La cuisine traditionnelle japonaise est très difficile à définir. Selon Nancy Hachisu, les recettes contenues dans son livre peuvent être datées des années 70. Elles s’inspirent d’un livre cuisine de l’époque, «Healthy japanese cooking», écrit par une amie de l’autrice. À ce savoir s’ajoutent de nombreuses recherches et rencontres, mais loin de ce que les touristes connaissent. «Le vendeur de ramen vendra des ramen, le vendeur de soba sera spécialisé dans les soba (…) c’est pour cela qu’on les appelle des «boutiques» et non des restaurants. Il y a beaucoup de technique mais il n’y a pas tellement de cuisine, de cuisson. (…)». Chacun a son savoir-faire et il est difficile d’avoir une vision globale.
Crédits : Salim Berkoun
Nancy Hachisu disparaît quelques minutes pour vérifier la quantité de sel dans un bouillon. L’experte de la cuisine japonaise pointe ici l’une des raisons pour laquelle la cuisine japonaise est difficile à comprendre pour les occidentaux. Cette gastronomie, faite de métissages et d’une histoire particulièrement complexe est trop souvent réduite au maître sushi qui tranche à la perfection du poisson. Pourtant, le vrai menu japonais va plus loin que le sashimi et la soupe miso et cette tradition se perd face au spectacle et la fausse authenticité que les jeunes japonais recherchent.
Pour autant, la flexibilité est importante. On la retrouve chez «les grands-mères», des femmes âgées, rencontrées à travers tout le Japon par l’autrice qui assument entièrement la «mixité culturelle» de la «vraie cuisine japonaise». Selon cette dernière, ces cuisinières sont l’âme vivante de la gastronomie japonaise.
Crédits : Salim Berkoun
Crédits : Salim Berkoun
«La construction de ce livre a été magique : la maison d’édition trouvait cela plus logique de classer par type de recettes, mais ce n’était pas comme cela que les «grands-mères» cuisinaient. Finalement, elles m’ont appris, j’y ai mis du mien, j’ai rencontré des chefs qui ont perfectionné, m’ont aidé à doser les ingrédients, et finalement ce livre est à nous toutes.»

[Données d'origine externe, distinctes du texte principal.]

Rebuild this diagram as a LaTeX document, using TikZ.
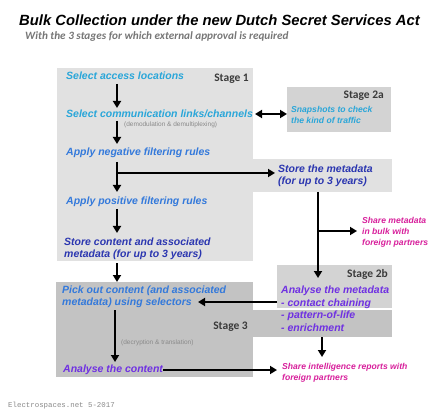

Mais avec toutes ces discussions autour de la tradition, qui se perd, qui se transforme, la question se pose : où poser la limite entre flexibilité et trahison ? Nancy Hachisu prend alors un exemple très concret pour elle : «je suis très triste et énervée à cause de ce qu’il se passe dans le monde autour du miso et d’autres produits fermentés comme le koji. Le koji est une spore qui ne vit qu’au Japon, ni à Paris, ni à Sidney. (…) Le souci est tout simplement que ces copies n’arrivent jamais à la cheville de la version originale japonaise.»

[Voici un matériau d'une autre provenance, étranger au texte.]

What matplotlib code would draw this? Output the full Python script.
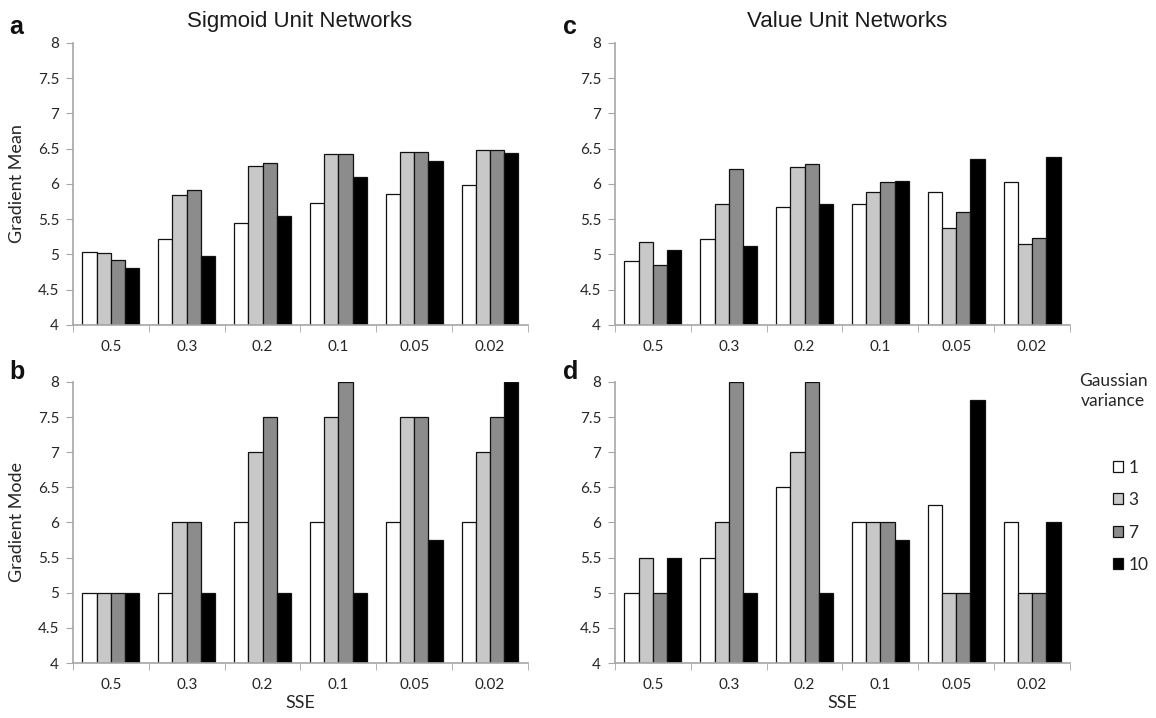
import numpy as np
import matplotlib
matplotlib.use("Agg")
import matplotlib.pyplot as plt
from matplotlib.patches import Patch

plt.rcParams['font.family'] = ['Lato', 'DejaVu Sans']

sse = ["0.5", "0.3", "0.2", "0.1", "0.05", "0.02"]
variances = ["1", "3", "7", "10"]
colors = ["#ffffff", "#c8c8c8", "#8c8c8c", "#000000"]

# gradient mean, sigmoid networks (one list per variance)
sig_mean_1 = [5.04, 5.22, 5.44, 5.73, 5.86, 5.98]
sig_mean_3 = [5.02, 5.85, 6.25, 6.42, 6.45, 6.48]
sig_mean_7 = [4.92, 5.91, 6.30, 6.42, 6.45, 6.48]
sig_mean_10 = [4.81, 4.98, 5.54, 6.10, 6.33, 6.44]

# gradient mode, sigmoid networks
sig_mode_1 = [5, 5, 6, 6, 6, 6]
sig_mode_3 = [5, 6, 7, 7.5, 7.5, 7]
sig_mode_7 = [5, 6, 7.5, 8, 7.5, 7.5]
sig_mode_10 = [5, 5, 5, 5, 5.75, 8]

# gradient mean, value unit networks
val_mean_1 = [4.91, 5.22, 5.68, 5.72, 5.88, 6.03]
val_mean_3 = [5.17, 5.71, 6.24, 5.89, 5.37, 5.15]
val_mean_7 = [4.85, 6.21, 6.29, 6.03, 5.60, 5.24]
val_mean_10 = [5.06, 5.12, 5.71, 6.04, 6.35, 6.38]

# gradient mode, value unit networks
val_mode_1 = [5, 5.5, 6.5, 6, 6.25, 6]
val_mode_3 = [5.5, 6, 7, 6, 5, 5]
val_mode_7 = [5, 8, 8, 6, 5, 5]
val_mode_10 = [5.5, 5, 5, 5.75, 7.75, 6]

spine_col = "#a6a6a6"
text_col = "#262626"


def bar_panel(ax, series, ylabel=None, xlabel=None):
    x = np.arange(len(sse))
    w = 0.1875
    for k, vals in enumerate(series):
        ax.bar(x + (k - 1.5) * w, np.array(vals) - 4, width=w, bottom=4,
               color=colors[k], edgecolor="#111111", linewidth=0.9, zorder=2)
    ax.set_xlim(-0.5, len(sse) - 0.5)
    ax.set_ylim(4, 8)
    ax.set_yticks(np.arange(4, 8.01, 0.5))
    ax.set_yticklabels(["4", "4.5", "5", "5.5", "6", "6.5", "7", "7.5", "8"])
    ax.set_xticks(x)
    ax.set_xticklabels(sse)
    ax.set_xticks(np.arange(-0.5, len(sse)), minor=True)
    ax.tick_params(axis="x", which="major", length=0, pad=11,
                   labelsize=11, labelcolor=text_col)
    ax.tick_params(axis="x", which="minor", length=5, color=spine_col,
                   direction="out")
    ax.tick_params(axis="y", length=5, color=spine_col, labelsize=11,
                   labelcolor=text_col, pad=5)
    for side in ("top", "right"):
        ax.spines[side].set_visible(False)
    for side in ("left", "bottom"):
        ax.spines[side].set_color(spine_col)
        ax.spines[side].set_linewidth(1.2)
    if ylabel:
        ax.set_ylabel(ylabel, fontsize=13, color=text_col, labelpad=9)
    if xlabel:
        ax.set_xlabel(xlabel, fontsize=13, color=text_col, labelpad=2)


fig = plt.figure(figsize=(11.56, 7.18), dpi=100)
ax_a = fig.add_axes([0.0631, 0.5474, 0.3936, 0.3928])
ax_b = fig.add_axes([0.0631, 0.0766, 0.3936, 0.3914])
ax_c = fig.add_axes([0.532, 0.5474, 0.3936, 0.3928])
ax_d = fig.add_axes([0.532, 0.0766, 0.3936, 0.3914])

bar_panel(ax_a, [sig_mean_1, sig_mean_3, sig_mean_7, sig_mean_10],
          ylabel="Gradient Mean")
bar_panel(ax_b, [sig_mode_1, sig_mode_3, sig_mode_7, sig_mode_10],
          ylabel="Gradient Mode", xlabel="SSE")
bar_panel(ax_c, [val_mean_1, val_mean_3, val_mean_7, val_mean_10])
bar_panel(ax_d, [val_mode_1, val_mode_3, val_mode_7, val_mode_10],
          xlabel="SSE")

title_font = ['Liberation Sans', 'DejaVu Sans']
fig.text(0.259, 0.97, "Sigmoid Unit Networks", ha="center", va="center",
         fontsize=16, color="#1a1a1a", family=title_font)
fig.text(0.733, 0.97, "Value Unit Networks", ha="center", va="center",
         fontsize=16, color="#1a1a1a", family=title_font)

for lab, (px, py) in zip("abcd", [(0.008, 0.962), (0.008, 0.482),
                                  (0.487, 0.962), (0.487, 0.482)]):
    fig.text(px, py, lab, fontsize=18, fontweight="bold", ha="left",
             va="center", color="#111111", family=title_font)

fig.text(0.963, 0.455, "Gaussian\nvariance", ha="center", va="center",
         fontsize=12.5, color=text_col, linespacing=1.3)
handles = [Patch(facecolor=c, edgecolor="#111111", linewidth=0.9)
           for c in colors]
fig.legend(handles, variances, loc="upper left",
           bbox_to_anchor=(0.955, 0.372), frameon=False, fontsize=12.5,
           handlelength=0.6, handleheight=0.6, handletextpad=0.3,
           labelspacing=0.95, borderpad=0, labelcolor=text_col)

fig.savefig("out.png", dpi=100)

Il devient alors indispensable pour elle de me faire goûter un miso qu’elle rapporte tout juste du Japon, disponible depuis peu en France.
Crédits : Salim Berkoun
Crédits : Salim Berkoun
Elle m’explique avec un sourire qu’elle a « aussi fait une résidence récemment en Grande-Bretagne, de jeunes chefs, plein d’entrain et d’énergie, ils m’expliquent qu’ils utilisent mon livre pour faire des ateliers miso. (…) Tout le monde sait que pour conserver ses fermentations, il faut un espace sec et sombre, (…) pourtant eux utilisaient des récipients en verre et assuraient que leur miso avait un goût convenable. La technique japonaise fonctionne depuis plus de 1000 ans, pourquoi tout le monde ressent le besoin de faire son propre miso ? »

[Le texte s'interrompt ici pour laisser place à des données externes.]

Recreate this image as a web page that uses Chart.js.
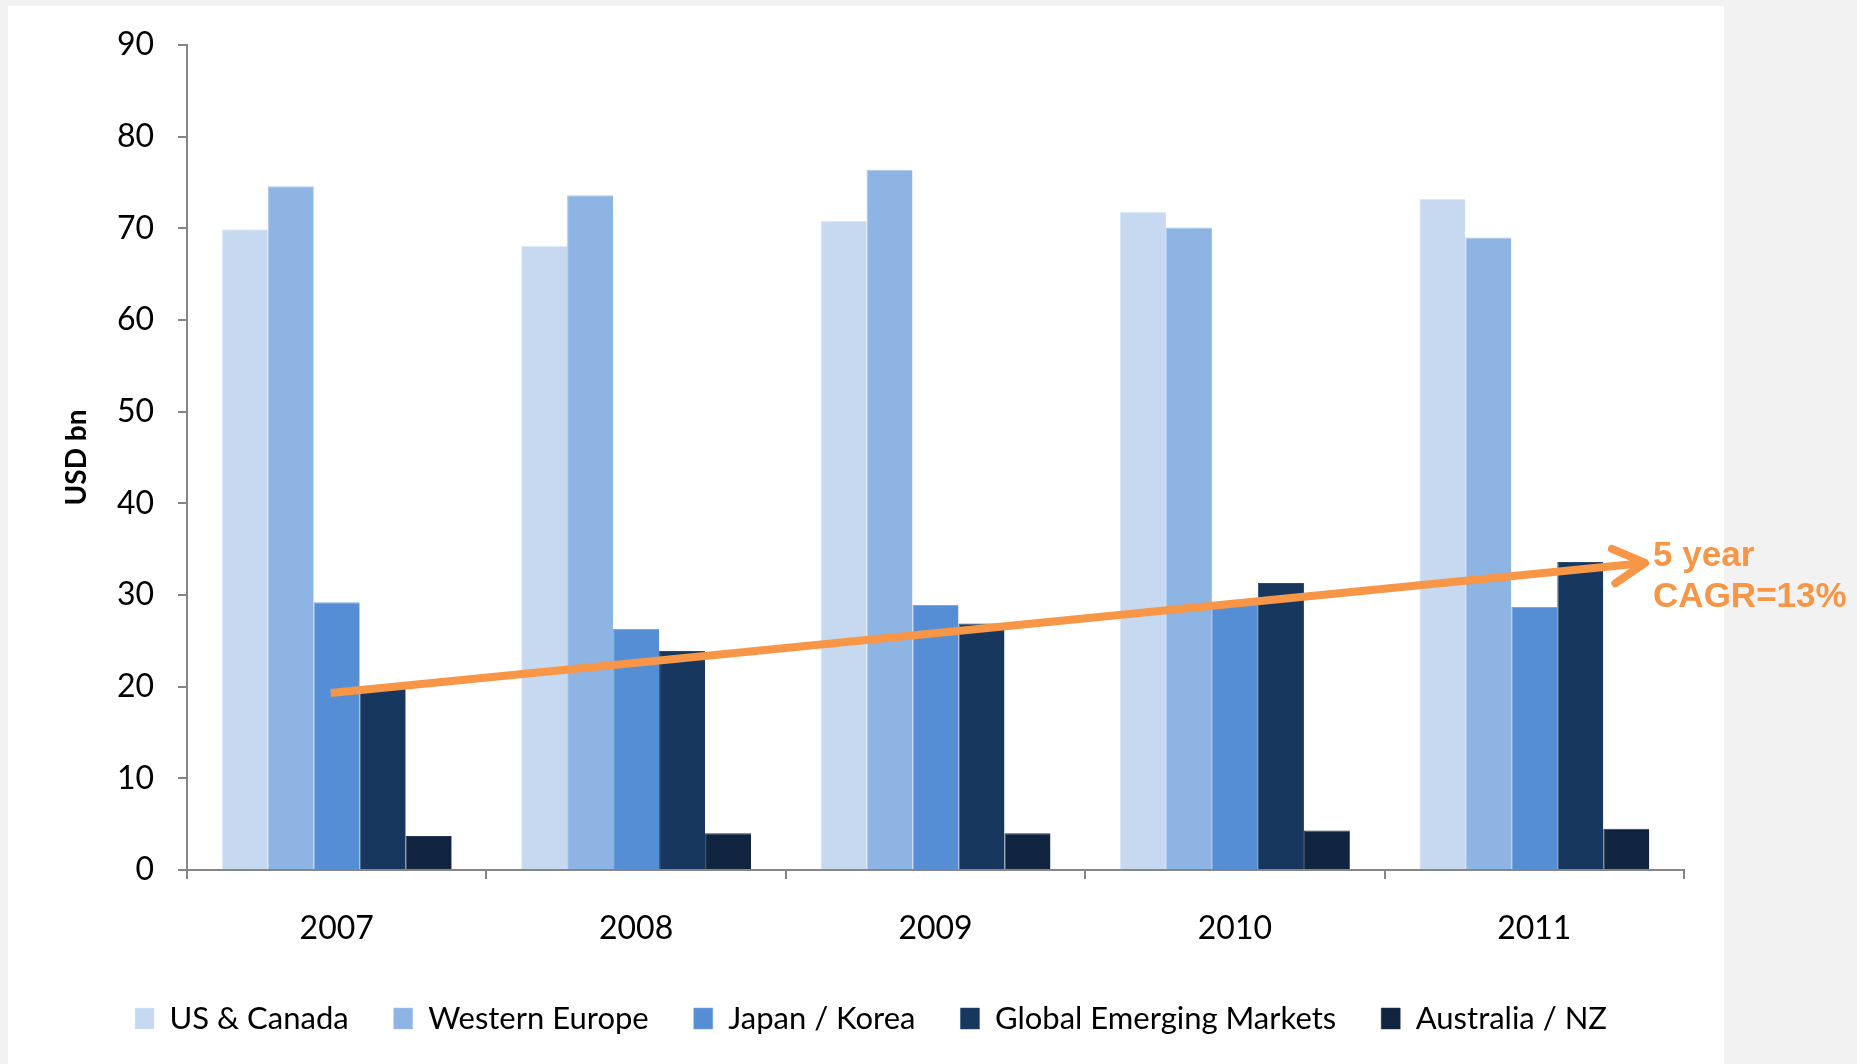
<!DOCTYPE html>
<html>
<head>
<meta charset="utf-8">
<script src="https://cdn.jsdelivr.net/npm/chart.js@4.4.1/dist/chart.umd.min.js"></script>
<style>
  html, body { margin: 0; padding: 0; width: 1857px; height: 1064px; overflow: hidden; background: #f2f2f2; }
  #panel { position: absolute; left: 8px; top: 6px; width: 1716px; height: 1058px; background: #ffffff; }
  #wrap  { position: absolute; left: 0; top: 0; width: 1857px; height: 1044px; }
</style>
</head>
<body>
<div id="panel"></div>
<div id="wrap"><canvas id="chart" width="1857" height="1044"></canvas></div>
<script>
// Market size by region, USD bn
const years           = ['2007', '2008', '2009', '2010', '2011'];
const usCanada        = [69.9, 68.1, 70.8, 71.8, 73.2];
const westernEurope   = [74.6, 73.6, 76.4, 70.1, 69.0];
const japanKorea      = [29.2, 26.3, 28.9, 29.1, 28.7];
const emergingMarkets = [20.0, 23.9, 26.9, 31.3, 33.6];
const australiaNz     = [3.7, 4.0, 4.0, 4.3, 4.5];
const yTicks          = [0, 10, 20, 30, 40, 50, 60, 70, 80, 90];

// Growth arrow over the emerging markets bars: [category index, value]
const cagrFrom  = [-0.02, 19.3];
const cagrTo    = [4.37, 33.5];
const cagrLabel = ['5 year', 'CAGR=13%'];

const AXIS_GREY = '#868686';
const ORANGE    = '#F79646';

Chart.defaults.font.family = 'Lato, "Open Sans", sans-serif';
Chart.defaults.color = '#000000';

function series(label, data, fill, edge) {
    return {
        label, data,
        backgroundColor: fill,
        borderColor: edge,
        borderWidth: { top: 1, left: 1, right: 0, bottom: 0 },
        barPercentage: 1.0,
        categoryPercentage: 0.768,
    };
}

// Open-headed arrow plus its caption, placed in data coordinates.
const cagrArrowPlugin = {
    id: 'cagrArrow',
    afterDatasetsDraw(chart) {
        const { ctx, scales: { x, y } } = chart;
        const x0 = x.getPixelForValue(cagrFrom[0]);
        const y0 = y.getPixelForValue(cagrFrom[1]);
        const x1 = x.getPixelForValue(cagrTo[0]);
        const y1 = y.getPixelForValue(cagrTo[1]);
        const ang  = Math.atan2(y1 - y0, x1 - x0);
        const head = 36;
        const wing = 0.5;

        ctx.save();
        ctx.strokeStyle = ORANGE;
        ctx.lineWidth = 8;
        ctx.lineCap = 'butt';
        ctx.beginPath();
        ctx.moveTo(x0, y0);
        ctx.lineTo(x1 - 3 * Math.cos(ang), y1 - 3 * Math.sin(ang));
        ctx.stroke();

        ctx.lineCap = 'round';
        ctx.lineJoin = 'round';
        ctx.beginPath();
        ctx.moveTo(x1 - head * Math.cos(ang - wing), y1 - head * Math.sin(ang - wing));
        ctx.lineTo(x1, y1);
        ctx.lineTo(x1 - head * Math.cos(ang + wing), y1 - head * Math.sin(ang + wing));
        ctx.stroke();

        ctx.fillStyle = ORANGE;
        ctx.font = 'bold 35px "Liberation Sans", Arial, sans-serif';
        ctx.textAlign = 'left';
        ctx.textBaseline = 'alphabetic';
        ctx.fillText(cagrLabel[0], x1 + 8, y1 + 3);
        ctx.fillText(cagrLabel[1], x1 + 8, y1 + 44);
        ctx.restore();
    },
};

new Chart(document.getElementById('chart'), {
    type: 'bar',
    data: {
        labels: years,
        datasets: [
            series('US & Canada',             usCanada,        '#C6D9F1', '#DCE8F7'),
            series('Western Europe',          westernEurope,   '#8EB4E3', '#A9C6EB'),
            series('Japan / Korea',           japanKorea,      '#558ED5', '#7AA7DF'),
            series('Global Emerging Markets', emergingMarkets, '#17375E', '#2A4B73'),
            series('Australia / NZ',          australiaNz,     '#10243F', '#22344F'),
        ],
    },
    options: {
        responsive: false,
        devicePixelRatio: 1,
        animation: false,
        layout: { padding: { left: 58, right: 173, top: 45, bottom: 0 } },
        plugins: {
            tooltip: { enabled: false },
            legend: {
                position: 'bottom',
                labels: {
                    boxWidth: 19,
                    boxHeight: 21,
                    padding: 45,
                    font: { size: 31 },
                    color: '#000000',
                },
            },
        },
        scales: {
            x: {
                grid: {
                    drawOnChartArea: false,
                    drawTicks: true,
                    tickLength: 9,
                    color: AXIS_GREY,
                    lineWidth: 2,
                },
                border: { color: AXIS_GREY, width: 2 },
                ticks: { font: { size: 32 }, padding: 30, color: '#000000' },
                afterFit: s => { s.height = 88; },
            },
            y: {
                min: 0,
                max: 90,
                afterBuildTicks: s => { s.ticks = yTicks.map(v => ({ value: v })); },
                grid: {
                    drawOnChartArea: false,
                    drawTicks: true,
                    tickLength: 9,
                    color: AXIS_GREY,
                    lineWidth: 2,
                },
                border: { color: AXIS_GREY, width: 2 },
                ticks: { font: { size: 32 }, padding: 24, color: '#000000' },
                title: {
                    display: true,
                    text: 'USD bn',
                    font: { size: 28, weight: 'bold' },
                    color: '#000000',
                    padding: { top: 2, bottom: 0 },
                },
                afterFit: s => { s.width = 129; },
            },
        },
    },
    plugins: [cagrArrowPlugin],
});
</script>
</body>
</html>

«On parle beaucoup en ce moment d’appropriation culturelle, c’est pour moi lorsqu’on prend quelque chose d’une autre culture pour en faire quelque chose de moins bon, de moins symbolique et qu’on la décharge de son histoire.»
Difficile en 2019 de faire un état des lieux de la cuisine japonaise, une seule solution : se débrouiller un vrai miso japonais de qualité, accompagné d’une bonne sauce soja, ainsi que le livre Japon de Nancy Singleton Hachisu. Si la vraie cuisine japonaise est insaisissable, préparer un menu kaiseki à la maison permettra sûrement de s’en rapprocher un peu.